Greg Olsen’s hot take lit up the feed: AI coding tests say languages like Elixir, C#, and Kotlin come out on top, while Python and JavaScript stumble. He points to AutoCodeBench, a multi-language test, versus Python-centric tests like SWEBench and TerminalBench. His punchline: language design beats training data; functional, more structured styles “flow” with large language models (LLMs, the chatbots that write code). He even drops a Tesla-style analogy: build for the world we already have—verification over creation, structure over cleverness. Translation for non-nerds: the simpler and more checkable the code, the better machines can help.
And the comments? Pure spice. Skeptics rolled in fast. skywhopper blasted the “tiny, questionable bit of data” and called out LLM triumphalism. stabbles cut to the chase: “code should be easy to audit,” not just easy to spit out. ashirviskas likes Elixir’s win but doesn’t buy the cause. Chris2048 joked that “objects” are basically “just dict-based organization.” keybored mocked the hype with a “five gazillion tokens” burn and a jab at “Flintstone Engineering.” Meanwhile, Elixir fans did a quiet victory lap as Python/JavaScript devs clutched their coffee. The real fight: are we redesigning our tools for robots to check them—or for humans to read them? Either way, the benchmarks just became the battleground.
Key Points
- •The article links Kernighan’s Law to language design, arguing LLM-era coding effectiveness depends on language structure.
- •Common benchmarks (SWEBench, TerminalBench) are Python-centric, which may not reflect cross-language performance.

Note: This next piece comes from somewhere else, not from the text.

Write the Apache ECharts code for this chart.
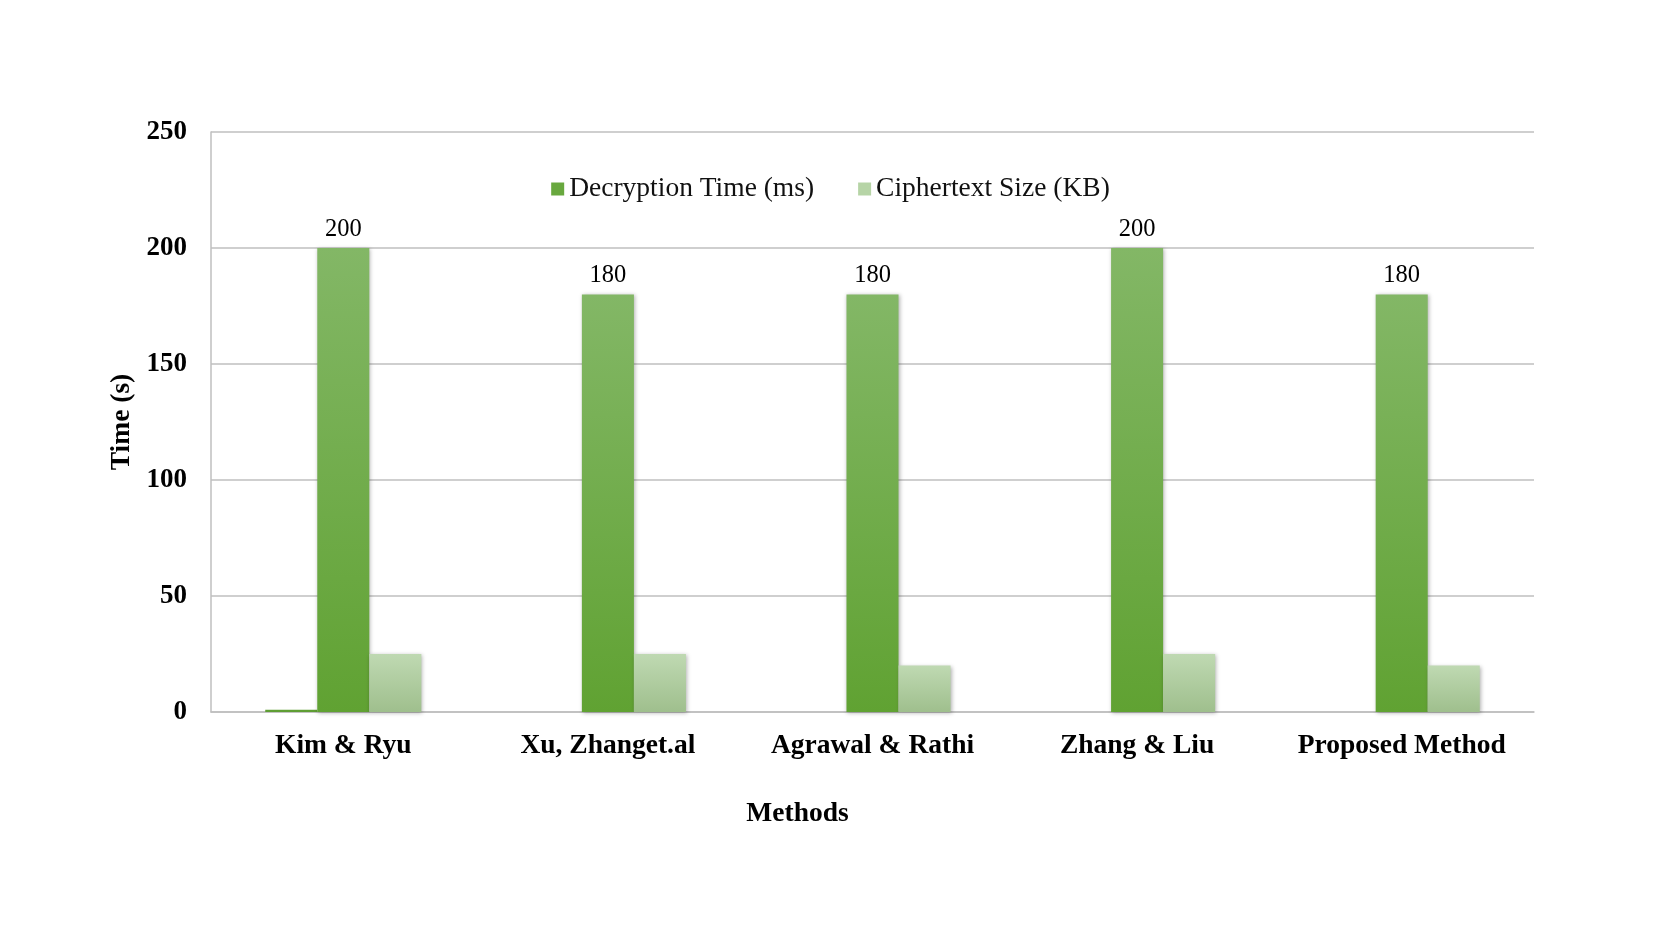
<!DOCTYPE html>
<html>
<head>
<meta charset="UTF-8">
<title>Decryption time and ciphertext size</title>
<script src="https://cdn.jsdelivr.net/npm/echarts@6/dist/echarts.min.js"></script>
<style>
  html, body { margin: 0; padding: 0; background: #fff; }
  #chart { width: 1661px; height: 934px; }
</style>
</head>
<body>
<div id="chart"></div>
<script type="text/javascript">
var methods = ['Kim & Ryu', 'Xu, Zhanget.al', 'Agrawal & Rathi', 'Zhang & Liu', 'Proposed Method'];
var baseSeries = [1, 0, 0, 0, 0];
var decryptionTime = [200, 180, 180, 200, 180];
var ciphertextSize = [25, 25, 20, 25, 20];
var yTicks = [0, 50, 100, 150, 200, 250];

var serif = '"Liberation Serif", "DejaVu Serif", serif';

function grad(top, bottom) {
  return new echarts.graphic.LinearGradient(0, 0, 0, 1, [
    { offset: 0, color: top },
    { offset: 1, color: bottom }
  ]);
}

var chart = echarts.init(document.getElementById('chart'));
var option = {
  animation: false,
  backgroundColor: '#fff',
  textStyle: { fontFamily: serif },
  grid: { left: 211, right: 127, top: 132, bottom: 222 },
  legend: {
    top: 170,
    left: 'center',
    icon: 'rect',
    itemWidth: 13,
    itemHeight: 13,
    itemGap: 44,
    textStyle: { fontFamily: serif, fontSize: 27.5, color: '#111' },
    data: [
      { name: 'Decryption Time (ms)', itemStyle: { color: '#68a83e' } },
      { name: 'Ciphertext Size (KB)', itemStyle: { color: '#b6d4a6' } }
    ]
  },
  xAxis: {
    type: 'category',
    data: methods,
    name: 'Methods',
    nameLocation: 'middle',
    nameGap: 88,
    nameTextStyle: {
      fontFamily: serif, fontSize: 27.5, fontWeight: 'bold', color: '#000',
      padding: [0, 150, 0, 0]
    },
    axisLine: { lineStyle: { color: '#bfbfbf', width: 1.5 } },
    axisTick: { show: false },
    axisLabel: {
      interval: 0,
      fontFamily: serif, fontSize: 27.5, fontWeight: 'bold', color: '#000', margin: 20
    }
  },
  yAxis: {
    type: 'value',
    min: yTicks[0],
    max: yTicks[yTicks.length - 1],
    interval: 50,
    name: 'Time (s)',
    nameLocation: 'middle',
    nameGap: 70,
    nameTextStyle: { fontFamily: serif, fontSize: 27.5, fontWeight: 'bold', color: '#000' },
    axisLine: { show: true, lineStyle: { color: '#bfbfbf', width: 1.5 } },
    axisTick: { show: false },
    splitLine: { lineStyle: { color: '#bfbfbf', width: 1.5 } },
    axisLabel: { fontFamily: serif, fontSize: 27, fontWeight: 'bold', color: '#000', margin: 24 }
  },
  series: [
    {
      name: 'base',
      type: 'bar',
      data: baseSeries,
      barGap: '0%',
      barCategoryGap: '41%',
      itemStyle: { color: '#5f9e34' }
    },
    {
      name: 'Decryption Time (ms)',
      type: 'bar',
      data: decryptionTime,
      itemStyle: {
        color: grad('#83b766', '#60a232'),
        shadowColor: 'rgba(0,0,0,0.3)',
        shadowBlur: 4,
        shadowOffsetX: 1,
        shadowOffsetY: 1
      },
      label: {
        show: true,
        position: 'top',
        distance: 6,
        fontFamily: serif,
        fontSize: 24.5,
        color: '#000'
      }
    },
    {
      name: 'Ciphertext Size (KB)',
      type: 'bar',
      data: ciphertextSize,
      itemStyle: {
        color: grad('#bfd9b2', '#9fbf8d'),
        shadowColor: 'rgba(0,0,0,0.3)',
        shadowBlur: 4,
        shadowOffsetX: 1,
        shadowOffsetY: 1
      }
    }
  ]
};
chart.setOption(option);
</script>
</body>
</html>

- •AutoCodeBench, spanning 20 languages, reportedly ranks Elixir, Kotlin, Racket, and C# highest and PHP, JavaScript, Python, and Perl lowest across models.
- •The author contends that training data volume is less predictive of LLM coding performance than language structure and functional paradigms.
- •An analogy to Tesla’s vision-first approach and humanoid robots suggests aligning tools with existing infrastructure; the author begins to apply this idea to software interfaces.